**What is being asked**: Quote every line as written. Omit pictures.

**Source data**:
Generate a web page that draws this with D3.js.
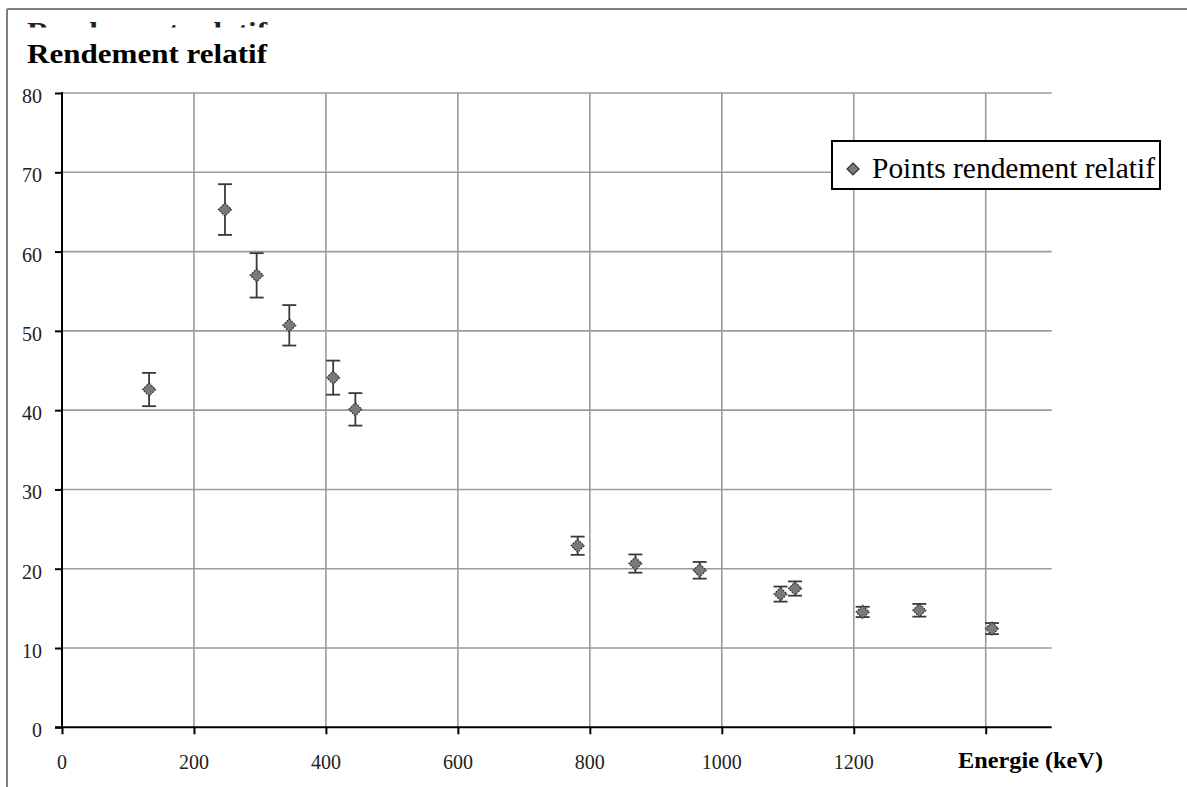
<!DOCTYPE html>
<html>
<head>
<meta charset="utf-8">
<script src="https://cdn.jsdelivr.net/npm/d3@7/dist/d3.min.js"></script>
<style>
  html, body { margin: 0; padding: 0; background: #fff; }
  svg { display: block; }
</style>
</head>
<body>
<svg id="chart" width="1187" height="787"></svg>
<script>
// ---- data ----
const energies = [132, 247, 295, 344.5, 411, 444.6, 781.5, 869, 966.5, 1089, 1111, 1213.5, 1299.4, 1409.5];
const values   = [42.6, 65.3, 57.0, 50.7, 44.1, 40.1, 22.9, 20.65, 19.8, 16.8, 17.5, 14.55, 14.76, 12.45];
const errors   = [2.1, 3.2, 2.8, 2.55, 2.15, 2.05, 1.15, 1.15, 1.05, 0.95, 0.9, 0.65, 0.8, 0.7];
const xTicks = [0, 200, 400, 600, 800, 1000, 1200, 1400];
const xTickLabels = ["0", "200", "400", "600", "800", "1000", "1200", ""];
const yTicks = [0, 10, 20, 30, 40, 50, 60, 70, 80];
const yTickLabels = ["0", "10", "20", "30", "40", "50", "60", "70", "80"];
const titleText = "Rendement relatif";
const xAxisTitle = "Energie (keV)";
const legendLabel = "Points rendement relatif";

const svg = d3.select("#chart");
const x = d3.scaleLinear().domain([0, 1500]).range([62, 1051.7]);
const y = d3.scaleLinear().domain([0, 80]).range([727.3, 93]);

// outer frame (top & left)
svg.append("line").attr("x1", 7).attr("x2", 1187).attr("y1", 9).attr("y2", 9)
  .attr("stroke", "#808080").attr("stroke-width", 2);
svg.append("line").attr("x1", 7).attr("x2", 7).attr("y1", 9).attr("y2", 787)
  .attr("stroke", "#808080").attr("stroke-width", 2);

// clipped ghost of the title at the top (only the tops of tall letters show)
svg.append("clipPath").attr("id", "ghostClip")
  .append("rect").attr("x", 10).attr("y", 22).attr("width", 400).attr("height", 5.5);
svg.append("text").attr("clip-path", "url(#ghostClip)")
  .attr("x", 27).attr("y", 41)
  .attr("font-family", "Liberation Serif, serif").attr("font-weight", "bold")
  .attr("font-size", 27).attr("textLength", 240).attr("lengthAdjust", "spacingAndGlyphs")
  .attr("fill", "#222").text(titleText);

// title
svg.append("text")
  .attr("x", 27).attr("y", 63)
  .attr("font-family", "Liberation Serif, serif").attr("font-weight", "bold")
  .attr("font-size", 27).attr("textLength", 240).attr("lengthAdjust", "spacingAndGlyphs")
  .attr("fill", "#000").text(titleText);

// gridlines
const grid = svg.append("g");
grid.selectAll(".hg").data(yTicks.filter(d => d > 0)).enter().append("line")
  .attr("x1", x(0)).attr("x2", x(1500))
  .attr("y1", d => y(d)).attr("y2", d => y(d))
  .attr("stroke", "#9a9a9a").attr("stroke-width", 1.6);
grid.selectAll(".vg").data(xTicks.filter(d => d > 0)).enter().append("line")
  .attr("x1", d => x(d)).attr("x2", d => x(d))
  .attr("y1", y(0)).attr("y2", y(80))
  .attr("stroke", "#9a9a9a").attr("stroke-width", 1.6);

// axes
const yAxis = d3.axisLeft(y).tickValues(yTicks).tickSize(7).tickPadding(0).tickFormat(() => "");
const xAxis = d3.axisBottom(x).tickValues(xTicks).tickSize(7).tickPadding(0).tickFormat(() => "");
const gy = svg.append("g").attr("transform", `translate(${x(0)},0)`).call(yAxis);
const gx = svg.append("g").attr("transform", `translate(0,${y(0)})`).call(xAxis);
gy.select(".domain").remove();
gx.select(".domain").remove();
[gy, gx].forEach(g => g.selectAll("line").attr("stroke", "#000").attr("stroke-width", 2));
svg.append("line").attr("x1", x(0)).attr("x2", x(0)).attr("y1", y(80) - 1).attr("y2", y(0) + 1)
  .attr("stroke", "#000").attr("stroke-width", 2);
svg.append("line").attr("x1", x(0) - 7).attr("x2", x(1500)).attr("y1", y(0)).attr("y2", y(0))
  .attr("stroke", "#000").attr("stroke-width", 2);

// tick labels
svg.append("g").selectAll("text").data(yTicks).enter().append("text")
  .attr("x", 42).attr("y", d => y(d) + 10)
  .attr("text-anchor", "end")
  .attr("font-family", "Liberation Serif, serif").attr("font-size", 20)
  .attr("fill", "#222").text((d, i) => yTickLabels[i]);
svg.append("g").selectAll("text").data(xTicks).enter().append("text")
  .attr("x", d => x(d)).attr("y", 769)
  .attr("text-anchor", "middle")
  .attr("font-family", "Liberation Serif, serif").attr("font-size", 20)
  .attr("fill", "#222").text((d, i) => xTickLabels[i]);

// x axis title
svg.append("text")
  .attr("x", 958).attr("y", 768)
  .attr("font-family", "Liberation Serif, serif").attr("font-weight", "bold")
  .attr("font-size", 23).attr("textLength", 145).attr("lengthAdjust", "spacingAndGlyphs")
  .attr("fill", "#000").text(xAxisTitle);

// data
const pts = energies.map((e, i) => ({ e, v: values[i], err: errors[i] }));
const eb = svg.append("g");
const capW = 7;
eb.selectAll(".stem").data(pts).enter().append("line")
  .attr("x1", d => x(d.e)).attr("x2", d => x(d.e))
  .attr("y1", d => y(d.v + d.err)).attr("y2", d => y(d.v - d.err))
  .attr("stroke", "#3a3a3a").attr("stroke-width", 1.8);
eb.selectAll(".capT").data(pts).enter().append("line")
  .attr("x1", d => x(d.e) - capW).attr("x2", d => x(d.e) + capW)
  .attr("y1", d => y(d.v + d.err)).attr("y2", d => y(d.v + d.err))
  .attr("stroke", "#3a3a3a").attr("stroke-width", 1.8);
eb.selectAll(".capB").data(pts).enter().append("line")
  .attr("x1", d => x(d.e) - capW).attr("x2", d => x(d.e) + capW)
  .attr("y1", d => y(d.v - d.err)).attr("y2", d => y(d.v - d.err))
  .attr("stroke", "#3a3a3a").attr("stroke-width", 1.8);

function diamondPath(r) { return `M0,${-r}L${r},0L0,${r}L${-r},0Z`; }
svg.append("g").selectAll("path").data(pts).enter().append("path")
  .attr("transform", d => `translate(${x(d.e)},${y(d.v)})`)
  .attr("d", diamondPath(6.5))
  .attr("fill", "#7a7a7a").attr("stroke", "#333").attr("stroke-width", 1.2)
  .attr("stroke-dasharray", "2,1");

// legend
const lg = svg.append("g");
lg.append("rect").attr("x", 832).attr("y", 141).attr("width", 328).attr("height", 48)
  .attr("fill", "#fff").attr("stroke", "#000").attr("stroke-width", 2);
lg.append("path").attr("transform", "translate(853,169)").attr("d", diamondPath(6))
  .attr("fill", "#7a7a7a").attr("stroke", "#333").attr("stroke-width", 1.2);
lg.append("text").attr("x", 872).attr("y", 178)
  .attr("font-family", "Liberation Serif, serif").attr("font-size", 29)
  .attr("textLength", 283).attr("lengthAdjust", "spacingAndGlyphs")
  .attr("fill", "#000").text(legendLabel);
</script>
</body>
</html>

**Solution**:
Generate a web page that draws this with D3.js.
<!DOCTYPE html>
<html>
<head>
<meta charset="utf-8">
<script src="https://cdn.jsdelivr.net/npm/d3@7/dist/d3.min.js"></script>
<style>
  html, body { margin: 0; padding: 0; background: #fff; }
  svg { display: block; }
</style>
</head>
<body>
<svg id="chart" width="1187" height="787"></svg>
<script>
// ---- data ----
const energies = [132, 247, 295, 344.5, 411, 444.6, 781.5, 869, 966.5, 1089, 1111, 1213.5, 1299.4, 1409.5];
const values   = [42.6, 65.3, 57.0, 50.7, 44.1, 40.1, 22.9, 20.65, 19.8, 16.8, 17.5, 14.55, 14.76, 12.45];
const errors   = [2.1, 3.2, 2.8, 2.55, 2.15, 2.05, 1.15, 1.15, 1.05, 0.95, 0.9, 0.65, 0.8, 0.7];
const xTicks = [0, 200, 400, 600, 800, 1000, 1200, 1400];
const xTickLabels = ["0", "200", "400", "600", "800", "1000", "1200", ""];
const yTicks = [0, 10, 20, 30, 40, 50, 60, 70, 80];
const yTickLabels = ["0", "10", "20", "30", "40", "50", "60", "70", "80"];
const titleText = "Rendement relatif";
const xAxisTitle = "Energie (keV)";
const legendLabel = "Points rendement relatif";

const svg = d3.select("#chart");
const x = d3.scaleLinear().domain([0, 1500]).range([62, 1051.7]);
const y = d3.scaleLinear().domain([0, 80]).range([727.3, 93]);

// outer frame (top & left)
svg.append("line").attr("x1", 7).attr("x2", 1187).attr("y1", 9).attr("y2", 9)
  .attr("stroke", "#808080").attr("stroke-width", 2);
svg.append("line").attr("x1", 7).attr("x2", 7).attr("y1", 9).attr("y2", 787)
  .attr("stroke", "#808080").attr("stroke-width", 2);

// clipped ghost of the title at the top (only the tops of tall letters show)
svg.append("clipPath").attr("id", "ghostClip")
  .append("rect").attr("x", 10).attr("y", 22).attr("width", 400).attr("height", 5.5);
svg.append("text").attr("clip-path", "url(#ghostClip)")
  .attr("x", 27).attr("y", 41)
  .attr("font-family", "Liberation Serif, serif").attr("font-weight", "bold")
  .attr("font-size", 27).attr("textLength", 240).attr("lengthAdjust", "spacingAndGlyphs")
  .attr("fill", "#222").text(titleText);

// title
svg.append("text")
  .attr("x", 27).attr("y", 63)
  .attr("font-family", "Liberation Serif, serif").attr("font-weight", "bold")
  .attr("font-size", 27).attr("textLength", 240).attr("lengthAdjust", "spacingAndGlyphs")
  .attr("fill", "#000").text(titleText);

// gridlines
const grid = svg.append("g");
grid.selectAll(".hg").data(yTicks.filter(d => d > 0)).enter().append("line")
  .attr("x1", x(0)).attr("x2", x(1500))
  .attr("y1", d => y(d)).attr("y2", d => y(d))
  .attr("stroke", "#9a9a9a").attr("stroke-width", 1.6);
grid.selectAll(".vg").data(xTicks.filter(d => d > 0)).enter().append("line")
  .attr("x1", d => x(d)).attr("x2", d => x(d))
  .attr("y1", y(0)).attr("y2", y(80))
  .attr("stroke", "#9a9a9a").attr("stroke-width", 1.6);

// axes
const yAxis = d3.axisLeft(y).tickValues(yTicks).tickSize(7).tickPadding(0).tickFormat(() => "");
const xAxis = d3.axisBottom(x).tickValues(xTicks).tickSize(7).tickPadding(0).tickFormat(() => "");
const gy = svg.append("g").attr("transform", `translate(${x(0)},0)`).call(yAxis);
const gx = svg.append("g").attr("transform", `translate(0,${y(0)})`).call(xAxis);
gy.select(".domain").remove();
gx.select(".domain").remove();
[gy, gx].forEach(g => g.selectAll("line").attr("stroke", "#000").attr("stroke-width", 2));
svg.append("line").attr("x1", x(0)).attr("x2", x(0)).attr("y1", y(80) - 1).attr("y2", y(0) + 1)
  .attr("stroke", "#000").attr("stroke-width", 2);
svg.append("line").attr("x1", x(0) - 7).attr("x2", x(1500)).attr("y1", y(0)).attr("y2", y(0))
  .attr("stroke", "#000").attr("stroke-width", 2);

// tick labels
svg.append("g").selectAll("text").data(yTicks).enter().append("text")
  .attr("x", 42).attr("y", d => y(d) + 10)
  .attr("text-anchor", "end")
  .attr("font-family", "Liberation Serif, serif").attr("font-size", 20)
  .attr("fill", "#222").text((d, i) => yTickLabels[i]);
svg.append("g").selectAll("text").data(xTicks).enter().append("text")
  .attr("x", d => x(d)).attr("y", 769)
  .attr("text-anchor", "middle")
  .attr("font-family", "Liberation Serif, serif").attr("font-size", 20)
  .attr("fill", "#222").text((d, i) => xTickLabels[i]);

// x axis title
svg.append("text")
  .attr("x", 958).attr("y", 768)
  .attr("font-family", "Liberation Serif, serif").attr("font-weight", "bold")
  .attr("font-size", 23).attr("textLength", 145).attr("lengthAdjust", "spacingAndGlyphs")
  .attr("fill", "#000").text(xAxisTitle);

// data
const pts = energies.map((e, i) => ({ e, v: values[i], err: errors[i] }));
const eb = svg.append("g");
const capW = 7;
eb.selectAll(".stem").data(pts).enter().append("line")
  .attr("x1", d => x(d.e)).attr("x2", d => x(d.e))
  .attr("y1", d => y(d.v + d.err)).attr("y2", d => y(d.v - d.err))
  .attr("stroke", "#3a3a3a").attr("stroke-width", 1.8);
eb.selectAll(".capT").data(pts).enter().append("line")
  .attr("x1", d => x(d.e) - capW).attr("x2", d => x(d.e) + capW)
  .attr("y1", d => y(d.v + d.err)).attr("y2", d => y(d.v + d.err))
  .attr("stroke", "#3a3a3a").attr("stroke-width", 1.8);
eb.selectAll(".capB").data(pts).enter().append("line")
  .attr("x1", d => x(d.e) - capW).attr("x2", d => x(d.e) + capW)
  .attr("y1", d => y(d.v - d.err)).attr("y2", d => y(d.v - d.err))
  .attr("stroke", "#3a3a3a").attr("stroke-width", 1.8);

function diamondPath(r) { return `M0,${-r}L${r},0L0,${r}L${-r},0Z`; }
svg.append("g").selectAll("path").data(pts).enter().append("path")
  .attr("transform", d => `translate(${x(d.e)},${y(d.v)})`)
  .attr("d", diamondPath(6.5))
  .attr("fill", "#7a7a7a").attr("stroke", "#333").attr("stroke-width", 1.2)
  .attr("stroke-dasharray", "2,1");

// legend
const lg = svg.append("g");
lg.append("rect").attr("x", 832).attr("y", 141).attr("width", 328).attr("height", 48)
  .attr("fill", "#fff").attr("stroke", "#000").attr("stroke-width", 2);
lg.append("path").attr("transform", "translate(853,169)").attr("d", diamondPath(6))
  .attr("fill", "#7a7a7a").attr("stroke", "#333").attr("stroke-width", 1.2);
lg.append("text").attr("x", 872).attr("y", 178)
  .attr("font-family", "Liberation Serif, serif").attr("font-size", 29)
  .attr("textLength", 283).attr("lengthAdjust", "spacingAndGlyphs")
  .attr("fill", "#000").text(legendLabel);
</script>
</body>
</html>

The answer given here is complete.